Saddle Creek | Rilo Kiley | Reviews


Take Offs and Landings

08/14/2001 | Agouti Music | | Live Show Preview
Another Friday night at Bottom of the Hill. Nestled in Potrero Hill, the venue tends to attract Gen Xers, and tonight was no different.

I was there to see Call and Response, but little did I know that Rilo Kiley would be there as well. There was definitely going to be some ear candy tonight.

Starting things off were Billy Midnight. The only all-male band of the evening, they were more rock and roll than indie, but they had their moments. There was not anything that set them apart from the 1500 other guitar-based bands that they sound like. Their versatility allows them to open for just about anyone, so it is quite possible I will get to see them again. Certainly there is nothing wrong with their music.

A 45 minute set was plenty for me, and after a 25 minute break, Rilo Kiley took the stage. This was the peak of the evening for me.

Rilo Kelly is a four-piece, female-led band. Jenny Lewis was sharp, especially on "85." Every time I go to San Jose and take Highway 85, I am going to be reminded of this amazing song. I closed my eyes and had no idea where I was, because the song simply took me away, as Calgon did during the commercials of 1980s daytime soap operas.

They are nice people too, speaking with anyone who wanted to give them words. Guitarist Blake Sennett had the cutest shirt. It had a kitten on it. What more can I say?

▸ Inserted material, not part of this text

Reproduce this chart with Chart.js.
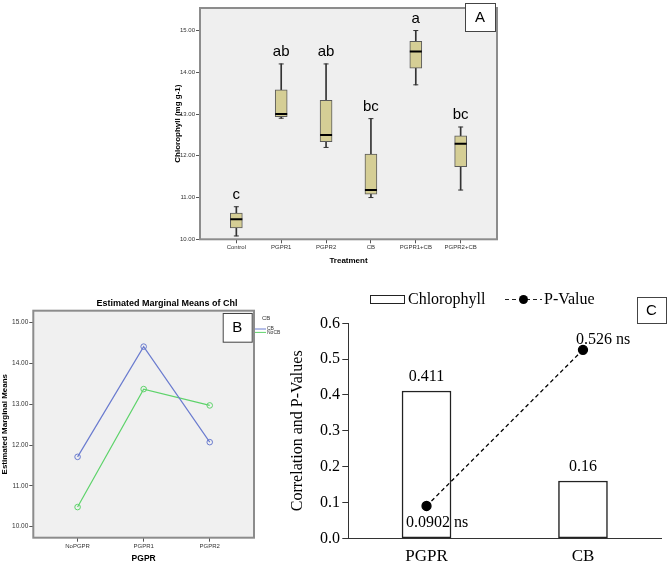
<!DOCTYPE html>
<html>
<head>
<meta charset="utf-8">
<script src="https://cdn.jsdelivr.net/npm/chart.js@4.4.1/dist/chart.umd.min.js"></script>
<style>
  body { margin: 0; background: #fff; }
  #wrap { position: relative; width: 667px; height: 564px; overflow: hidden; }
  canvas { position: absolute; }
</style>
</head>
<body>
<div id="wrap">
  <canvas id="chartA" width="345" height="270" style="left:160px;top:0"></canvas>
  <canvas id="chartB" width="330" height="289" style="left:0;top:275px"></canvas>
  <canvas id="chartC" width="407" height="289" style="left:260px;top:275px"></canvas>
</div>
<script>
// panel A - boxplot of chlorophyll per treatment
const treatments = ['Control', 'PGPR1', 'PGPR2', 'CB', 'PGPR1+CB', 'PGPR2+CB'];
const whiskerLow = [10.08, 12.9, 12.2, 11.0, 13.7, 11.18];
const q1 = [10.27, 12.94, 12.34, 11.08, 14.1, 11.74];
const median = [10.48, 13.0, 12.5, 11.18, 14.5, 12.29];
const q3 = [10.63, 13.58, 13.33, 12.04, 14.74, 12.48];
const whiskerHigh = [10.78, 14.2, 14.2, 12.89, 15.0, 12.69];
const letters = ['c', 'ab', 'ab', 'bc', 'a', 'bc'];
const chlTicks = [10, 11, 12, 13, 14, 15];

// panel B - estimated marginal means
const pgprLevels = ['NoPGPR', 'PGPR1', 'PGPR2'];
const meansCB = [11.71, 14.41, 12.07];
const meansNoCB = [10.48, 13.37, 12.97];
const emmTicks = [10, 11, 12, 13, 14, 15];

// panel C - correlation and p values
const factors = ['PGPR', 'CB'];
const chlorophyll = [0.411, 0.16];
const pValues = [0.0902, 0.526];

Chart.defaults.font.family = '"Liberation Sans", Arial, sans-serif';
Chart.defaults.animation = false;
Chart.defaults.events = [];
Chart.defaults.plugins.legend.display = false;
Chart.defaults.plugins.tooltip.enabled = false;

function panelTag(ctx, x, y, w, h, text) {
  ctx.save();
  ctx.fillStyle = '#fff';
  ctx.fillRect(x, y, w, h);
  ctx.strokeStyle = '#444';
  ctx.lineWidth = 1;
  ctx.strokeRect(x + 0.5, y + 0.5, w, h);
  ctx.fillStyle = '#000';
  ctx.font = '15px "Liberation Sans"';
  ctx.textAlign = 'center';
  ctx.textBaseline = 'middle';
  ctx.fillText(text, x + w / 2, y + h / 2 + 1);
  ctx.restore();
}

function plotBg(color) {
  return function (chart) {
    const {ctx, chartArea: a} = chart;
    ctx.save();
    ctx.fillStyle = color;
    ctx.fillRect(a.left, a.top, a.right - a.left, a.bottom - a.top);
    ctx.restore();
  };
}

function frame(chart) {
  const {ctx, chartArea: a} = chart;
  ctx.save();
  ctx.strokeStyle = '#8c8c8c';
  ctx.lineWidth = 2;
  ctx.strokeRect(a.left, a.top, a.right - a.left, a.bottom - a.top);
  ctx.restore();
}

// ---------- A ----------
const decorA = {
  id: 'decorA',
  beforeDraw: plotBg('#efefef'),
  afterDatasetsDraw(chart) {
    frame(chart);
    const {ctx, scales} = chart;
    ctx.save();
    ctx.fillStyle = '#000';
    ctx.font = '15px "Liberation Sans"';
    ctx.textAlign = 'center';
    ctx.textBaseline = 'middle';
    letters.forEach((t, i) => {
      ctx.fillText(t, scales.x.getPixelForValue(i), scales.y.getPixelForValue(whiskerHigh[i]) - 12);
    });
    ctx.restore();
    panelTag(ctx, 305, 3, 30, 28, 'A');
  }
};

new Chart(document.getElementById('chartA'), {
  type: 'bar',
  data: {
    datasets: [{
      type: 'line',
      showLine: false,
      data: treatments.map((_, i) => ({x: i, y: median[i]})),
      pointStyle: 'line',
      pointRadius: 6,
      pointBorderWidth: 2,
      pointBorderColor: '#000',
      order: 1
    }, {
      type: 'line',
      showLine: false,
      data: treatments.map((_, i) => ({x: i, y: whiskerHigh[i]}))
        .concat(treatments.map((_, i) => ({x: i, y: whiskerLow[i]}))),
      pointStyle: 'line',
      pointRadius: 2.5,
      pointBorderWidth: 1,
      pointBorderColor: '#333',
      order: 1
    }, {
      data: treatments.map((_, i) => ({x: i, y: [q1[i], q3[i]]})),
      backgroundColor: '#d5ce95',
      borderColor: '#5a5a5a',
      borderWidth: 1,
      borderSkipped: false,
      barThickness: 12,
      grouped: false,
      order: 2
    }, {
      data: treatments.map((_, i) => ({x: i, y: [whiskerLow[i], whiskerHigh[i]]})),
      backgroundColor: '#333',
      borderWidth: 0,
      barThickness: 1,
      grouped: false,
      order: 3
    }]
  },
  options: {
    responsive: false,
    layout: {padding: {left: 0, top: 2, right: 8, bottom: 0}},
    scales: {
      x: {
        type: 'linear', min: -0.81, max: 5.81, offset: false,
        afterBuildTicks: s => { s.ticks = treatments.map((_, i) => ({value: i})); },
        afterFit: s => { s.height = 30.7; },
        grid: {offset: false, drawOnChartArea: false, tickLength: 4, color: '#555'},
        border: {display: false},
        ticks: {callback: v => treatments[v], font: {size: 6}, color: '#333', padding: 0, maxRotation: 0, autoSkip: false},
        title: {display: true, text: 'Treatment', color: '#000', font: {size: 8, weight: 'bold'}, padding: {top: 0, bottom: 4}}
      },
      y: {
        min: 10, max: 15.54,
        afterBuildTicks: s => { s.ticks = chlTicks.map(v => ({value: v})); },
        afterFit: s => { s.width = 40; },
        grid: {drawOnChartArea: false, tickLength: 4, color: '#555'},
        border: {display: false},
        ticks: {callback: v => v.toFixed(2), font: {size: 6}, color: '#333', padding: 1},
        title: {display: true, text: 'Chlorophyll (mg g-1)', color: '#000', font: {size: 8, weight: 'bold'}, padding: {top: 13, bottom: 0}}
      }
    }
  },
  plugins: [decorA]
});

// ---------- B ----------
const decorB = {
  id: 'decorB',
  beforeDraw: plotBg('#f0f0f0'),
  afterDraw(chart) {
    frame(chart);
    const ctx = chart.ctx;
    ctx.save();
    ctx.fillStyle = '#000';
    ctx.font = 'bold 9px "Liberation Sans"';
    ctx.textAlign = 'center';
    ctx.textBaseline = 'middle';
    ctx.fillText('Estimated Marginal Means of Chl', 167, 28.3);
    ctx.textAlign = 'left';
    ctx.fillStyle = '#333';
    ctx.font = '6px "Liberation Sans"';
    ctx.fillText('CB', 262, 43);
    ctx.font = '5px "Liberation Sans"';
    chart.data.datasets.forEach((ds, i) => {
      const y = 54 + i * 3.4;
      ctx.strokeStyle = ds.borderColor;
      ctx.lineWidth = 1;
      ctx.beginPath();
      ctx.moveTo(255, y);
      ctx.lineTo(266, y);
      ctx.stroke();
      ctx.fillText(ds.label, 267, y);
    });
    ctx.restore();
    panelTag(ctx, 222.7, 38, 29, 28.7, 'B');
  }
};

new Chart(document.getElementById('chartB'), {
  type: 'line',
  data: {
    datasets: [{
      label: 'CB',
      data: pgprLevels.map((_, i) => ({x: i, y: meansCB[i]})),
      borderColor: '#6b7ccf',
      borderWidth: 1.2,
      pointRadius: 2.8,
      pointBorderWidth: 1,
      pointBackgroundColor: 'rgba(0,0,0,0)',
      pointBorderColor: '#6b7ccf'
    }, {
      label: 'NoCB',
      data: pgprLevels.map((_, i) => ({x: i, y: meansNoCB[i]})),
      borderColor: '#5ed36b',
      borderWidth: 1.2,
      pointRadius: 2.8,
      pointBorderWidth: 1,
      pointBackgroundColor: 'rgba(0,0,0,0)',
      pointBorderColor: '#5ed36b'
    }]
  },
  options: {
    responsive: false,
    layout: {padding: {left: 0, top: 35.7, right: 76, bottom: 0}},
    scales: {
      x: {
        type: 'linear', min: -0.67, max: 2.67,
        afterBuildTicks: s => { s.ticks = pgprLevels.map((_, i) => ({value: i})); },
        afterFit: s => { s.height = 26.3; },
        grid: {drawOnChartArea: false, tickLength: 4, color: '#555'},
        border: {display: false},
        ticks: {callback: v => pgprLevels[v], font: {size: 6}, color: '#333', padding: 1, maxRotation: 0, autoSkip: false},
        title: {display: true, text: 'PGPR', color: '#000', font: {size: 8.5, weight: 'bold'}, padding: {top: 0, bottom: 0.6}}
      },
      y: {
        min: 9.73, max: 15.29,
        afterBuildTicks: s => { s.ticks = emmTicks.map(v => ({value: v})); },
        afterFit: s => { s.width = 33.3; },
        grid: {drawOnChartArea: false, tickLength: 4, color: '#555'},
        border: {display: false},
        ticks: {callback: v => v.toFixed(2), font: {size: 6.5}, color: '#333', padding: 1},
        title: {display: true, text: 'Estimated Marginal Means', color: '#000', font: {size: 8, weight: 'bold'}, padding: {top: 0, bottom: 0}}
      }
    }
  },
  plugins: [decorB]
});

// ---------- C ----------
const serif = '"Liberation Serif", "Times New Roman", serif';
const decorC = {
  id: 'decorC',
  afterDatasetsDraw(chart) {
    const ctx = chart.ctx;
    const lineMeta = chart.getDatasetMeta(0);
    const barMeta = chart.getDatasetMeta(1);
    ctx.save();
    ctx.fillStyle = '#000';
    ctx.font = '16px ' + serif;
    ctx.textBaseline = 'middle';
    ctx.textAlign = 'center';
    barMeta.data.forEach((el, i) => ctx.fillText(String(chlorophyll[i]), el.x, el.y - 14));
    ctx.textAlign = 'left';
    const p0 = lineMeta.data[0], p1 = lineMeta.data[1];
    ctx.fillText(pValues[0] + ' ns', p0.x - 20.6, p0.y + 17);
    ctx.fillText(pValues[1] + ' ns', p1.x - 7, p1.y - 10);

    // legend
    const ds = chart.data.datasets;
    ctx.strokeStyle = '#222';
    ctx.lineWidth = 1;
    ctx.strokeRect(110.5, 20.5, 34, 8);
    ctx.fillText(ds[1].label, 148, 24.5);
    ctx.beginPath();
    ctx.setLineDash([4, 3]);
    ctx.moveTo(245, 24.5);
    ctx.lineTo(282, 24.5);
    ctx.stroke();
    ctx.setLineDash([]);
    ctx.beginPath();
    ctx.arc(263.5, 24.5, 4.5, 0, Math.PI * 2);
    ctx.fill();
    ctx.fillText(ds[0].label, 284, 24.5);
    ctx.restore();
    panelTag(ctx, 377, 22, 29, 26, 'C');
  }
};

new Chart(document.getElementById('chartC'), {
  type: 'bar',
  data: {
    labels: factors,
    datasets: [{
      type: 'line',
      label: 'P-Value',
      data: pValues,
      borderColor: '#000',
      borderWidth: 1.3,
      borderDash: [4, 3],
      pointRadius: 4.5,
      pointBackgroundColor: '#000',
      pointBorderColor: '#000',
      order: 0
    }, {
      label: 'Chlorophyll',
      data: chlorophyll,
      backgroundColor: '#fff',
      borderColor: '#222',
      borderWidth: 1.5,
      borderSkipped: false,
      barThickness: 49,
      order: 1
    }]
  },
  options: {
    responsive: false,
    layout: {padding: {left: 0, top: 48.3, right: 4, bottom: 0}},
    scales: {
      x: {
        afterFit: s => { s.height = 25.7; },
        grid: {display: false, drawTicks: false},
        border: {display: true, color: '#333', width: 1},
        ticks: {font: {size: 17, family: serif}, color: '#000', padding: 8.2}
      },
      y: {
        min: 0, max: 0.6,
        afterFit: s => { s.width = 88.3; },
        grid: {drawOnChartArea: false, tickLength: 6, color: '#333'},
        border: {display: true, color: '#333', width: 1},
        ticks: {stepSize: 0.1, callback: v => v.toFixed(1), font: {size: 16, family: serif}, color: '#000', padding: 2.3},
        title: {display: true, text: 'Correlation and P-Values', color: '#000', font: {size: 16, family: serif}, padding: {top: 28.4, bottom: 0}}
      }
    }
  },
  plugins: [decorC]
});
</script>
</body>
</html>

Forty minutes was not enough, but such is life as an opening act. After a half-hour break, Call and Response took the stage. Here is a band that holds its destiny. They can be as successful as they want to be. Their style is simple and crosses many genres.

The stage hardly held the five members and various instruments. Perhaps it was a marketing ploy, or maybe I was looking into it too much, but the three female members were flanked across the front of the stage, obstructing the view of the male guitarist and drummer. They are all talented at what they do, so it is a shame not to be able to see all the members unless you stand on the side of the stage.

Their second song, "Stars Have Eyes," is a personal favorite. They effortlessly worked their way through it. This was one of many tracks that sounded eerily similar to the CD. Usually a band does this live when they are trying to make it to the next level. More power to them; they deserve whatever they get.

With five people playing instruments and singing, it would be easy to create unpleasant cacophonies, yet such was not the case here. They played together very well, never stepping on each others' musical toes.

They finished their regular set with "All Night Long," which would have been better if it were a Lionel Richie cover. After the song the women of the band got into a Double Dare-like huddle before performing a pseudo-encore.

At 55 minutes, including the encore, I was left wanting more. With last call a good half hour away, I thought they had time to play more songs, but what do I know?

Call and Response sound a lot like Honeypot live, which means nothing if you've never seen Honeypot. I'll put it this way. They sounded a lot like Call and Response do now, only with more distortion and less keyboard.

I think Call and Response is making one last push for superstardom, and it wouldn't surprise me if they make it. Rilo Kiley has the potential to be big, but their talent is too strong for the mainstream audience. Billy Midnight will be playing in casino bars for 40 years if they want to.